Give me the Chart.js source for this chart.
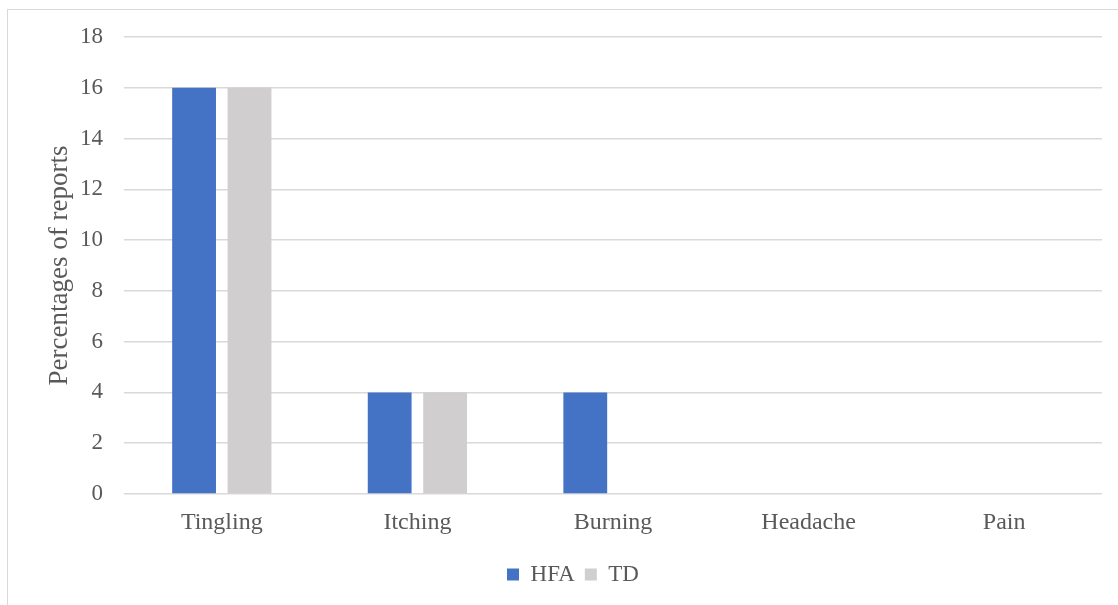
<!DOCTYPE html>
<html>
<head>
<meta charset="utf-8">
<script src="https://cdn.jsdelivr.net/npm/chart.js@4/dist/chart.umd.min.js"></script>
<style>
  html, body { margin: 0; padding: 0; background: #fff; }
  #wrap { position: relative; width: 1118px; height: 605px; overflow: hidden; }
  #frame { position: absolute; left: 7px; top: 9px; width: 1130px; height: 620px; border: 1px solid #d9d9d9; box-sizing: border-box; }
  canvas { position: absolute; left: 0; top: 0; }
</style>
</head>
<body>
<div id="wrap">
  <div id="frame"></div>
  <canvas id="chart" width="1118" height="605"></canvas>
</div>
<script>
// Chart data
const categories = ['Tingling', 'Itching', 'Burning', 'Headache', 'Pain'];
const hfaValues = [16, 4, 4, 0, 0];
const tdValues = [16, 4, 0, 0, 0];
const yTicks = [0, 2, 4, 6, 8, 10, 12, 14, 16, 18];

const textColor = '#595959';
const fontFamily = '"Liberation Serif", "Times New Roman", serif';

const ctx = document.getElementById('chart').getContext('2d');
new Chart(ctx, {
    type: 'bar',
    data: {
        labels: categories,
        datasets: [
            {
                label: 'HFA',
                data: hfaValues,
                backgroundColor: '#4472c4',
                barPercentage: 0.79,
                categoryPercentage: 0.567
            },
            {
                label: 'TD',
                data: tdValues,
                backgroundColor: '#d0cece',
                barPercentage: 0.79,
                categoryPercentage: 0.567
            }
        ]
    },
    options: {
        responsive: false,
        animation: false,
        layout: {
            padding: { left: 44, right: 16, top: 37, bottom: 9 }
        },
        plugins: {
            legend: {
                position: 'bottom',
                labels: {
                    boxWidth: 12,
                    boxHeight: 12,
                    color: textColor,
                    font: { family: fontFamily, size: 23 },
                    padding: 10
                }
            },
            tooltip: { enabled: false }
        },
        scales: {
            x: {
                grid: { display: false },
                border: { display: false },
                ticks: {
                    color: textColor,
                    font: { family: fontFamily, size: 24 },
                    padding: 6
                },
                afterFit: function(scale) { scale.height = 59; }
            },
            y: {
                min: 0,
                max: 18,
                afterBuildTicks: function(scale) {
                    scale.ticks = yTicks.map(v => ({ value: v }));
                },
                grid: { color: '#d9d9d9', lineWidth: 1.5, drawTicks: false },
                border: { display: false },
                ticks: {
                    color: textColor,
                    font: { family: fontFamily, size: 23 },
                    padding: 21
                },
                title: {
                    display: true,
                    text: 'Percentages of reports',
                    color: textColor,
                    font: { family: fontFamily, size: 27 },
                    padding: { top: 0, bottom: 0 }
                },
                afterFit: function(scale) { scale.width = 80; }
            }
        }
    }
});
</script>
</body>
</html>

TASK BRIEF
Omit every picture while copying the listing above exactly.

WRITTEN SOLUTION
Give me the Chart.js source for this chart.
<!DOCTYPE html>
<html>
<head>
<meta charset="utf-8">
<script src="https://cdn.jsdelivr.net/npm/chart.js@4/dist/chart.umd.min.js"></script>
<style>
  html, body { margin: 0; padding: 0; background: #fff; }
  #wrap { position: relative; width: 1118px; height: 605px; overflow: hidden; }
  #frame { position: absolute; left: 7px; top: 9px; width: 1130px; height: 620px; border: 1px solid #d9d9d9; box-sizing: border-box; }
  canvas { position: absolute; left: 0; top: 0; }
</style>
</head>
<body>
<div id="wrap">
  <div id="frame"></div>
  <canvas id="chart" width="1118" height="605"></canvas>
</div>
<script>
// Chart data
const categories = ['Tingling', 'Itching', 'Burning', 'Headache', 'Pain'];
const hfaValues = [16, 4, 4, 0, 0];
const tdValues = [16, 4, 0, 0, 0];
const yTicks = [0, 2, 4, 6, 8, 10, 12, 14, 16, 18];

const textColor = '#595959';
const fontFamily = '"Liberation Serif", "Times New Roman", serif';

const ctx = document.getElementById('chart').getContext('2d');
new Chart(ctx, {
    type: 'bar',
    data: {
        labels: categories,
        datasets: [
            {
                label: 'HFA',
                data: hfaValues,
                backgroundColor: '#4472c4',
                barPercentage: 0.79,
                categoryPercentage: 0.567
            },
            {
                label: 'TD',
                data: tdValues,
                backgroundColor: '#d0cece',
                barPercentage: 0.79,
                categoryPercentage: 0.567
            }
        ]
    },
    options: {
        responsive: false,
        animation: false,
        layout: {
            padding: { left: 44, right: 16, top: 37, bottom: 9 }
        },
        plugins: {
            legend: {
                position: 'bottom',
                labels: {
                    boxWidth: 12,
                    boxHeight: 12,
                    color: textColor,
                    font: { family: fontFamily, size: 23 },
                    padding: 10
                }
            },
            tooltip: { enabled: false }
        },
        scales: {
            x: {
                grid: { display: false },
                border: { display: false },
                ticks: {
                    color: textColor,
                    font: { family: fontFamily, size: 24 },
                    padding: 6
                },
                afterFit: function(scale) { scale.height = 59; }
            },
            y: {
                min: 0,
                max: 18,
                afterBuildTicks: function(scale) {
                    scale.ticks = yTicks.map(v => ({ value: v }));
                },
                grid: { color: '#d9d9d9', lineWidth: 1.5, drawTicks: false },
                border: { display: false },
                ticks: {
                    color: textColor,
                    font: { family: fontFamily, size: 23 },
                    padding: 21
                },
                title: {
                    display: true,
                    text: 'Percentages of reports',
                    color: textColor,
                    font: { family: fontFamily, size: 27 },
                    padding: { top: 0, bottom: 0 }
                },
                afterFit: function(scale) { scale.width = 80; }
            }
        }
    }
});
</script>
</body>
</html>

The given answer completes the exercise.